* Set problem
Print nothing but the lines from the start of the listing below through the line that contains "olika maskinsystem */". Do not include the pictures.
BEGIN Dataset excerpt
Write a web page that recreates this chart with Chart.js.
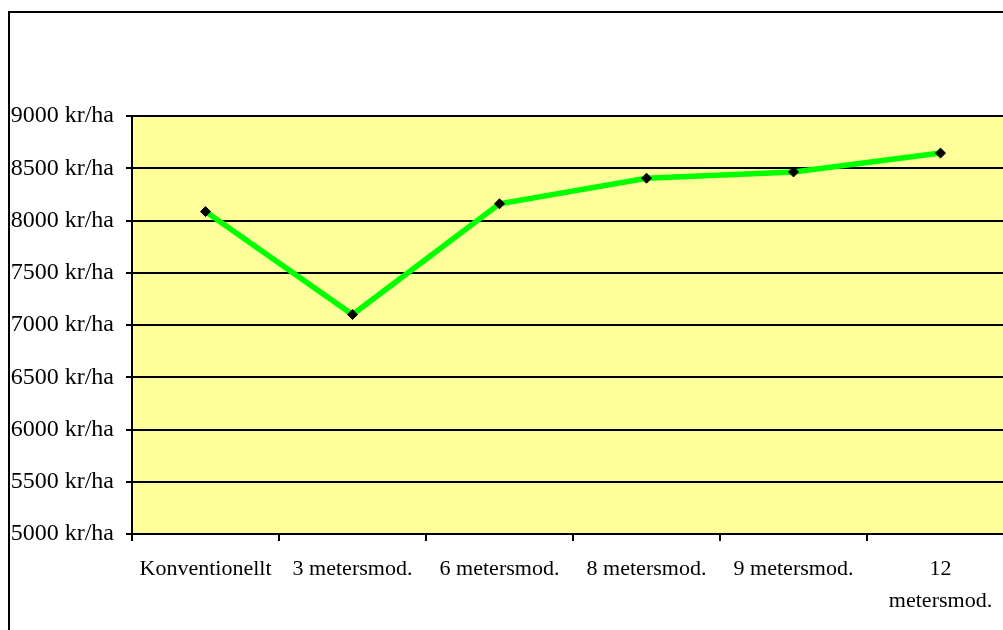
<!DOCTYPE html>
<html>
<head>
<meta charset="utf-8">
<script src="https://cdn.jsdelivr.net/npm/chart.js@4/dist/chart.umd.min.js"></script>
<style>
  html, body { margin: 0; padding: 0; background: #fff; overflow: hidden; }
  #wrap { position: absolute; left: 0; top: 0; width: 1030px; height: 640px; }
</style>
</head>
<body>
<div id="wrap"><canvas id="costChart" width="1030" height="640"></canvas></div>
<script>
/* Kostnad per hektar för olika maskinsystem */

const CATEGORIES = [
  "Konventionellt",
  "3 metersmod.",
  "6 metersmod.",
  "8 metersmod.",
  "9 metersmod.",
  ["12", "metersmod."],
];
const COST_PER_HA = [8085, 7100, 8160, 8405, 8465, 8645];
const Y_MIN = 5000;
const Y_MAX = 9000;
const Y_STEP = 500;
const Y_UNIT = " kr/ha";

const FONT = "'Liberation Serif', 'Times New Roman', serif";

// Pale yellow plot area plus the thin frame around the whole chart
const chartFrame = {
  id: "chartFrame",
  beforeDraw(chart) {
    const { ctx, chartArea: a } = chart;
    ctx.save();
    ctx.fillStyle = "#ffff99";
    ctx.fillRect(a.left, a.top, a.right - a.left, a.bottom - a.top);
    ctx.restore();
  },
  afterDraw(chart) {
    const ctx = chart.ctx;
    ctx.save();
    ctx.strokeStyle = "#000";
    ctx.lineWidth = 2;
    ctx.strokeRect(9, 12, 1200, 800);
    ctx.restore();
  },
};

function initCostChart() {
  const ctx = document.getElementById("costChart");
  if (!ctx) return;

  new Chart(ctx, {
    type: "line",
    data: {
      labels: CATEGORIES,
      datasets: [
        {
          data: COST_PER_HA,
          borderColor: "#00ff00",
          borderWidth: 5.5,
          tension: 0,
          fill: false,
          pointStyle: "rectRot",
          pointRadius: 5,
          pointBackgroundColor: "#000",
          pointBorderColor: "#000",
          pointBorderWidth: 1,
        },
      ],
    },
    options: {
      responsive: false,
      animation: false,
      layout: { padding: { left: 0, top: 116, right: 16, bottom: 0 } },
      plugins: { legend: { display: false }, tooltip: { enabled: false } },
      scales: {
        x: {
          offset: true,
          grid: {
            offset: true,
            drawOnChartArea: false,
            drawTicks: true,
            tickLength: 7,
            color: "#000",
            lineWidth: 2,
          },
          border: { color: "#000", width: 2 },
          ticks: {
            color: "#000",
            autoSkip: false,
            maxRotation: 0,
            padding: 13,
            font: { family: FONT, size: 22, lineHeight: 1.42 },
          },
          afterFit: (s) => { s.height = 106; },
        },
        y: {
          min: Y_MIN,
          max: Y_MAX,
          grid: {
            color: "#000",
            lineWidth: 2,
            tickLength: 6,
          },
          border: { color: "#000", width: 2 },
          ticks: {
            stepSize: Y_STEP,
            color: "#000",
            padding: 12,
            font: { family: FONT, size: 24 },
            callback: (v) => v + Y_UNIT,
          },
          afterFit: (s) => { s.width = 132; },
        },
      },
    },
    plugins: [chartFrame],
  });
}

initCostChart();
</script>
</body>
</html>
END Dataset excerpt
* Answer to the problem
Write a web page that recreates this chart with Chart.js.
<!DOCTYPE html>
<html>
<head>
<meta charset="utf-8">
<script src="https://cdn.jsdelivr.net/npm/chart.js@4/dist/chart.umd.min.js"></script>
<style>
  html, body { margin: 0; padding: 0; background: #fff; overflow: hidden; }
  #wrap { position: absolute; left: 0; top: 0; width: 1030px; height: 640px; }
</style>
</head>
<body>
<div id="wrap"><canvas id="costChart" width="1030" height="640"></canvas></div>
<script>
/* Kostnad per hektar för olika maskinsystem */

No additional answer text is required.